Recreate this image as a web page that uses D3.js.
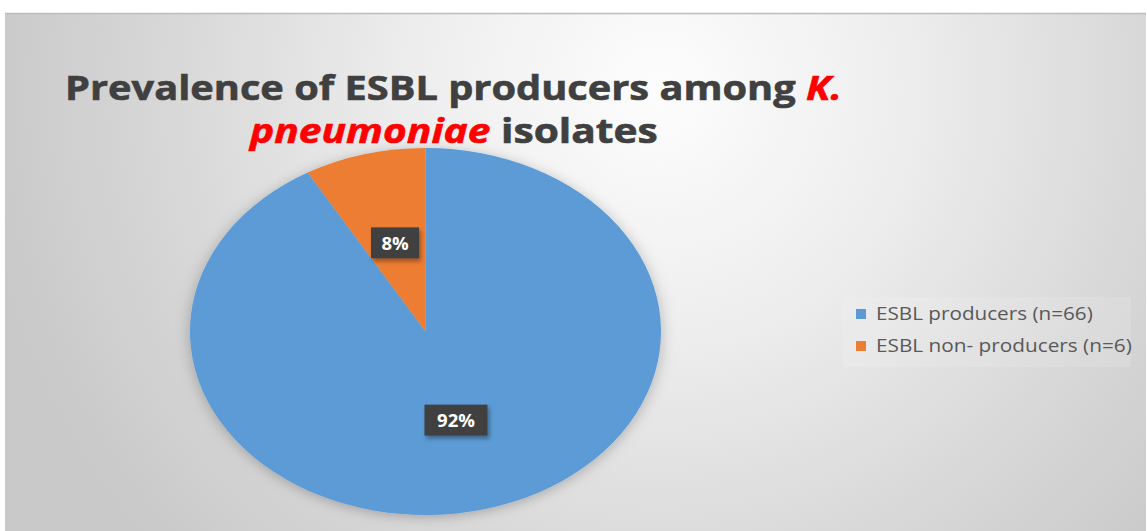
<!DOCTYPE html>
<html>
<head>
<meta charset="utf-8">
<script src="https://cdn.jsdelivr.net/npm/d3@7/dist/d3.min.js"></script>
<style>
  html, body { margin: 0; padding: 0; background: #ffffff; }
  svg { display: block; }
</style>
</head>
<body>
<svg id="chart" width="1147" height="531"></svg>
<script>
// ---- data ----
const categories = ["ESBL producers (n=66)", "ESBL non- producers (n=6)"];
const values = [66, 6];
const colors = ["#5B9BD5", "#ED7D31"];
const titleLine1 = [["Prevalence of ESBL producers among ", false], ["K.", true]];
const titleLine2 = [["pneumoniae", true], [" isolates", false]];

const svg = d3.select("#chart");
const W = 1147, H = 531;

// ---- background ----
const defs = svg.append("defs");
const grad = defs.append("radialGradient")
  .attr("id", "bg").attr("gradientUnits", "userSpaceOnUse")
  .attr("cx", 660).attr("cy", 90).attr("r", 680)
  .attr("fx", 660).attr("fy", 90);
grad.append("stop").attr("offset", 0).attr("stop-color", "#fdfdfd");
grad.append("stop").attr("offset", 0.35).attr("stop-color", "#eeeeee");
grad.append("stop").attr("offset", 0.75).attr("stop-color", "#d6d6d6");
grad.append("stop").attr("offset", 1).attr("stop-color", "#c9c9c9");

const shadow = defs.append("filter").attr("id", "shadow")
  .attr("x", "-20%").attr("y", "-20%").attr("width", "140%").attr("height", "140%");
shadow.append("feDropShadow").attr("dx", 0).attr("dy", 2).attr("stdDeviation", 6)
  .attr("flood-color", "#000").attr("flood-opacity", 0.25);
const lblShadow = defs.append("filter").attr("id", "lblshadow")
  .attr("x", "-30%").attr("y", "-30%").attr("width", "170%").attr("height", "170%");
lblShadow.append("feDropShadow").attr("dx", 2).attr("dy", 3).attr("stdDeviation", 2)
  .attr("flood-color", "#000").attr("flood-opacity", 0.35);

svg.append("rect").attr("x", 5).attr("y", 13).attr("width", W - 6).attr("height", H - 13)
  .attr("fill", "url(#bg)");
svg.append("line").attr("x1", 5).attr("x2", W - 1).attr("y1", 13.5).attr("y2", 13.5)
  .attr("stroke", "#bdbdbd").attr("stroke-width", 1.5);

// ---- title ----
function fitLine(parts, x, y, targetW) {
  const t = svg.append("text")
    .attr("font-family", "'Open Sans', sans-serif")
    .attr("font-weight", 700).attr("font-size", 34.5)
    .attr("fill", "#404040");
  parts.forEach(([s, red]) => {
    const c = red ? "#ff0000" : "#404040";
    t.append("tspan").text(s)
      .attr("fill", c).attr("stroke", c).attr("stroke-width", 0.6)
      .attr("font-style", red ? "italic" : "normal")
      .style("white-space", "pre");
  });
  t.attr("xml:space", "preserve");
  const w = t.node().getComputedTextLength();
  t.attr("transform", `translate(${x},${y}) scale(${targetW / w},1)`);
}
fitLine(titleLine1, 65, 100, 777);
fitLine(titleLine2, 250, 143, 408);

// ---- pie (ellipse: stretched horizontally) ----
const cx = 425.5, cy = 331.5, ry = 183.5, rx = 235.5;
const pie = d3.pie().sort(null).value(d => d)(values);
const arc = d3.arc().innerRadius(0).outerRadius(ry);
const total = d3.sum(values);

const pg = svg.append("g")
  .attr("transform", `translate(${cx},${cy}) scale(${rx / ry},1)`);
pg.append("g").attr("filter", "url(#shadow)")
  .selectAll("path").data(pie).join("path")
  .attr("d", arc)
  .attr("fill", (d, i) => colors[i]);

// ---- data labels ----
const labelArc = d3.arc().innerRadius(ry * 0.5).outerRadius(ry * 0.5);
const boxW = [63, 48];
pie.forEach((d, i) => {
  const [lx, ly] = labelArc.centroid(d);
  const px = cx + lx * rx / ry, py = cy + ly;
  const lg = svg.append("g").attr("transform", `translate(${px},${py})`);
  lg.append("rect").attr("x", -boxW[i] / 2).attr("y", -15.5)
    .attr("width", boxW[i]).attr("height", 31)
    .attr("fill", "#404040").attr("filter", "url(#lblshadow)");
  lg.append("text").text(Math.round(d.value / total * 100) + "%")
    .attr("text-anchor", "middle").attr("y", 7)
    .attr("font-family", "'Open Sans', sans-serif").attr("font-weight", 700)
    .attr("font-size", 18.5).attr("fill", "#ffffff");
});

// ---- legend ----
svg.append("rect").attr("x", 843).attr("y", 297).attr("width", 288).attr("height", 70)
  .attr("fill", "#ffffff").attr("opacity", 0.12);
const legTargets = [217, 256];
categories.forEach((c, i) => {
  const y = 320 + i * 32;
  svg.append("rect").attr("x", 856).attr("y", y - 11).attr("width", 10).attr("height", 10)
    .attr("fill", colors[i]);
  const t = svg.append("text").text(c)
    .attr("font-family", "'Open Sans', sans-serif").attr("font-size", 18)
    .attr("fill", "#595959");
  const w = t.node().getComputedTextLength();
  t.attr("transform", `translate(876,${y}) scale(${legTargets[i] / w},1)`);
});
</script>
</body>
</html>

• • • •

**Requirement:**
Skip the pictures, please, and transcribe only the lines from the beginning of the material through the one that contains "const W = 1147, H = 531;".

**Exercise output:**
Recreate this image as a web page that uses D3.js.
<!DOCTYPE html>
<html>
<head>
<meta charset="utf-8">
<script src="https://cdn.jsdelivr.net/npm/d3@7/dist/d3.min.js"></script>
<style>
  html, body { margin: 0; padding: 0; background: #ffffff; }
  svg { display: block; }
</style>
</head>
<body>
<svg id="chart" width="1147" height="531"></svg>
<script>
// ---- data ----
const categories = ["ESBL producers (n=66)", "ESBL non- producers (n=6)"];
const values = [66, 6];
const colors = ["#5B9BD5", "#ED7D31"];
const titleLine1 = [["Prevalence of ESBL producers among ", false], ["K.", true]];
const titleLine2 = [["pneumoniae", true], [" isolates", false]];

const svg = d3.select("#chart");
const W = 1147, H = 531;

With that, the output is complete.